Almost Twenty Years Later… An Iron Glove with Cashmere Lining
It’s been almost twenty years since Dodge released the second-gen Viper (1996), the iconic blue-with-white-stripes GTS that paced the ’96 Indy 500. Three generations later and the car isn’t even a Dodge anymore, it’s an SRT. But as a Mopar enthusiast, my only concern is whether the car lost its manic edge. Has it become a domesticated kitten that “can be driven everyday,” as magazines like to say, or is it still a mountain lion that will rip your head off when you least expect it?
SRT invited us out to decide for ourselves. We headed to Angels Stadium in Orange County, CA to meet with the SRT guys and there sat a line of gleaming Vipers just baking in the warm, SoCal winter sun waiting for us. The first thing that strikes you about the new SRT Viper is the styling (obviously). Now, I prefer the second gen to the third and fourth by a large margin, but the fifth-gen is so derivative of the second that I can’t help thinking that it’s nothing but retro. And I don’t like retro. This is Chrysler’s flagship model– it should be forward looking and futuristic.

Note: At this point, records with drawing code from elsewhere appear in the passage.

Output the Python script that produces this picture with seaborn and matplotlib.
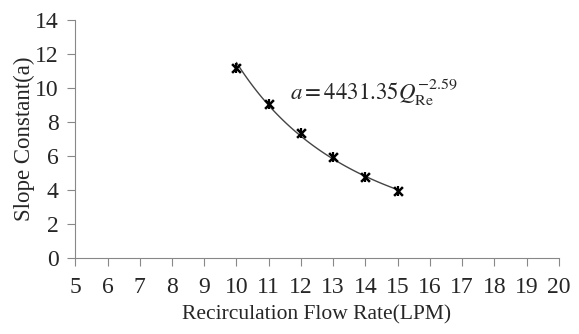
import numpy as np
import pandas as pd
import matplotlib
matplotlib.use("Agg")
import matplotlib.pyplot as plt
import seaborn as sns

flow = [10, 11, 12, 13, 14, 15]
slope = [11.2, 9.05, 7.35, 5.95, 4.78, 3.92]
x_ticks = list(range(5, 21))
y_ticks = list(range(0, 15, 2))

sns.set_style("white")
plt.rcParams['font.family'] = ['Liberation Serif', 'DejaVu Serif']
plt.rcParams['mathtext.fontset'] = 'stix'

fig, ax = plt.subplots(figsize=(5.79, 3.34), dpi=100)
fig.subplots_adjust(left=0.13, right=0.965, bottom=0.228, top=0.94)

df = pd.DataFrame({"flow": flow, "slope": slope})
# power-law trendline fitted to the data
b, lna = np.polyfit(np.log(flow), np.log(slope), 1)
xf = np.linspace(min(flow), max(flow), 100)
fit = pd.DataFrame({"flow": xf, "slope": np.exp(lna) * xf ** b})
sns.lineplot(data=fit, x="flow", y="slope", ax=ax, color="#444444", lw=1.0)
sns.scatterplot(data=df, x="flow", y="slope", ax=ax, marker="x", s=40,
                color="black", linewidth=1.8, zorder=3)
sns.scatterplot(data=df, x="flow", y="slope", ax=ax, marker="|", s=45,
                color="black", linewidth=1.6, zorder=3)

ax.text(11.65, 9.75, r"$a = 4431.35Q_{\mathrm{Re}}^{-2.59}$", fontsize=16.5, ha="left", va="center")

ax.set_xlim(5, 20)
ax.set_ylim(0, 14)
ax.set_xticks(x_ticks)
ax.set_yticks(y_ticks)
ax.tick_params(axis="both", labelsize=17, length=6, width=0.8, color="#888888", direction="out",
               left=True, bottom=True)
ax.tick_params(axis="x", pad=8)
ax.tick_params(axis="y", pad=6)
for s in ["top", "right"]:
    ax.spines[s].set_visible(False)
for s in ["left", "bottom"]:
    ax.spines[s].set_color("#888888")
    ax.spines[s].set_linewidth(0.8)
ax.set_xlabel("Recirculation Flow Rate(LPM)", fontsize=15.5, labelpad=5)
ax.set_ylabel("Slope Constant(a)", fontsize=16.5, labelpad=0)

fig.savefig("out.png", dpi=100)
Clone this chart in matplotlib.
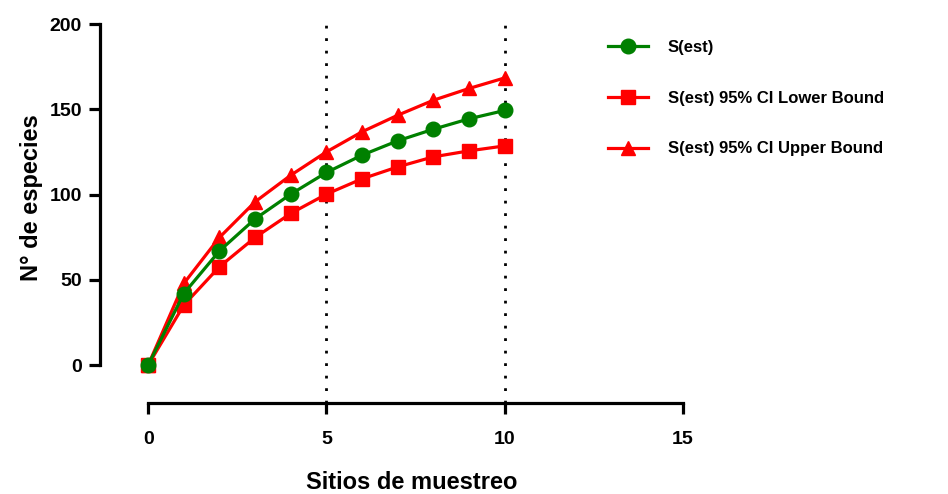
import matplotlib
matplotlib.use("Agg")
import matplotlib.pyplot as plt

sites = [0, 1, 2, 3, 4, 5, 6, 7, 8, 9, 10]
s_est = [0, 42, 67, 85.8, 100.3, 113, 123.2, 131.6, 138.4, 144.5, 149.4]
s_lower = [0, 35.2, 57.7, 74.9, 89, 100.3, 109.3, 116.3, 122.2, 125.7, 128.6]
s_upper = [0, 47.9, 74.9, 95.8, 111.4, 125.1, 136.9, 146.6, 155.4, 162.3, 168.5]
ref_lines = [5, 10]

x_ticks = [0, 5, 10, 15]
y_ticks = [0, 50, 100, 150, 200]

plt.rcParams["font.family"] = ["Liberation Sans", "DejaVu Sans"]
plt.rcParams["font.weight"] = "bold"

fig = plt.figure(figsize=(9.48, 4.94), dpi=100)
ax = fig.add_axes([0.1055, 0.184, 0.615, 0.767])

ax.plot(sites, s_upper, color="#ff0000", lw=2.3, marker="^", ms=10.5, label="S(est) 95% CI Upper Bound", zorder=3)
ax.plot(sites, s_lower, color="#ff0000", lw=2.3, marker="s", ms=10, label="S(est) 95% CI Lower Bound", zorder=3)
ax.plot(sites, s_est, color="#008000", lw=2.3, marker="o", ms=10.5, label="S(est)", zorder=4)

for xv in ref_lines:
    ax.axvline(xv, ymin=0, ymax=1.005, color="black", lw=2, ls=(0, (1, 3.5)), zorder=1, clip_on=False)

ax.set_xlim(-1.35, 15)
ax.set_ylim(-22.3, 200)
ax.set_xticks(x_ticks)
ax.set_yticks(y_ticks)

for side in ["top", "right"]:
    ax.spines[side].set_visible(False)
ax.spines["left"].set_bounds(0, 200)
ax.spines["bottom"].set_bounds(0, 15)
ax.spines["left"].set_linewidth(2.3)
ax.spines["bottom"].set_linewidth(2.3)
ax.tick_params(width=2.3, length=8, labelsize=14)
ax.tick_params(axis="x", pad=12)
ax.tick_params(axis="y", pad=5)

for lab in ax.get_xticklabels() + ax.get_yticklabels():
    lab.set_fontweight("bold")

ax.set_xlabel("Sitios de muestreo", fontsize=17, fontweight="bold")
ax.set_ylabel("N° de especies", fontsize=17, fontweight="bold")
ax.xaxis.set_label_coords(0.535, -0.18)
ax.yaxis.set_label_coords(-0.098, 0.542)

handles, labels = ax.get_legend_handles_labels()
order = [2, 1, 0]
fig.legend([handles[i] for i in order], [labels[i] for i in order],
           loc="upper left", bbox_to_anchor=(0.625, 0.95), frameon=False,
           prop={"weight": "bold", "size": 12}, handlelength=2.4,
           labelspacing=2.15, handletextpad=1.2)

fig.savefig("out.png", dpi=100)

All stylistic nitpicking aside, I was excited to drive. We wouldn’t be getting any track time, only street driving. I opened the door and was immediately struck by how expensive the interior looks. The materials are immeasurably better than those used in previous Vipers. It’s like comparing a tent to the Sistine Chapel. Additionally, all of the touch points in the 2014 feel so good! There is no cheapness in the new Viper (actually the interiors are sourced from an Italian yacht and aircraft interior supplier, thanks Fiat!). The Viper’s price point is incredibly high, but if you’re wondering where the money goes, just look inside the cockpit.
And under the hood. You see, most of the panels are made of carbon fiber and SRT has left their undersides unpainted so that you’re aware of their construction. That’s a pretty cool feature, it seems honest. And holy cow! the aluminum doors are so light compared to older Vipers. But we came to drive…
The seat, pedals and steering wheel are still adjustable and the shifter’s action is now very tight and smooth. Immediately upon firing up the car, which settles into a nice low rumble, you’re aware that it’s much more quiet than previous generations. In fact, throughout the drive I was awed that I was able to speak at a normal level with my passenger. The 1996 requires yelling even when cruising around town.
I stuck the clutch in, put the car in first gear and released the clutch. The operation is lighter than the previous gens, but the friction point is much, much higher. I didn’t care for the fact that it felt less linear than older Vipers. We got on the road, and yes, it still has the 1-4 lockout, but this shouldn’t be an issue if you drive the car normally. Only grandmas will ever experience the lockout. The steering feels marginally sharper than on the ’96, but where it really shines is braking. The 1996 Viper GTS does have brakes in that it is theoretically possible to stop the car, more or less. Frankly, a Yugo would probably outbrake the Gen 2 Viper, so calling the 2014 Viper’s brakes an improvement isn’t saying much. But the 2014’s are actually very, very good. They stop confidently, without drama, in a short distance and don’t fade (at least not on the road).
But what about the powerrrrrr? Ok, Ok… The new Viper is a bit rev-happier than the old one and hence doesn’t feel like it has the gobs of tire-melting torque that the second gen has. But make no mistake, the car is faster. Additionally, it has stability and traction control that actually help to make you quicker around the track (according to SRT’s reps). Driving it around Orange County, none of the nannies ever kicked in, which is good because I wasn’t driving it near the limit. The acceleration is unreal, by the way. It feels impossibly fast. Cutting through traffic feels like everyone else is on a riding mower and you’re strapped to a Sidewinder missile.
So the question still remains– is this Viper trying to kill you? The answer is yes. Not only does it want to kill you but you’ll probably be going much faster, than in an older Viper, when it happens. Electronic management and safety aside, physics is still physics: if you drive beyond your ability and turn or stop too quickly, you will get hurt. The new Viper only feels like it cares about you. It doesn’t though. No, the main difference is that because of interior refinements and improved sound insulation you’ll just be much more comfortable when you wreck.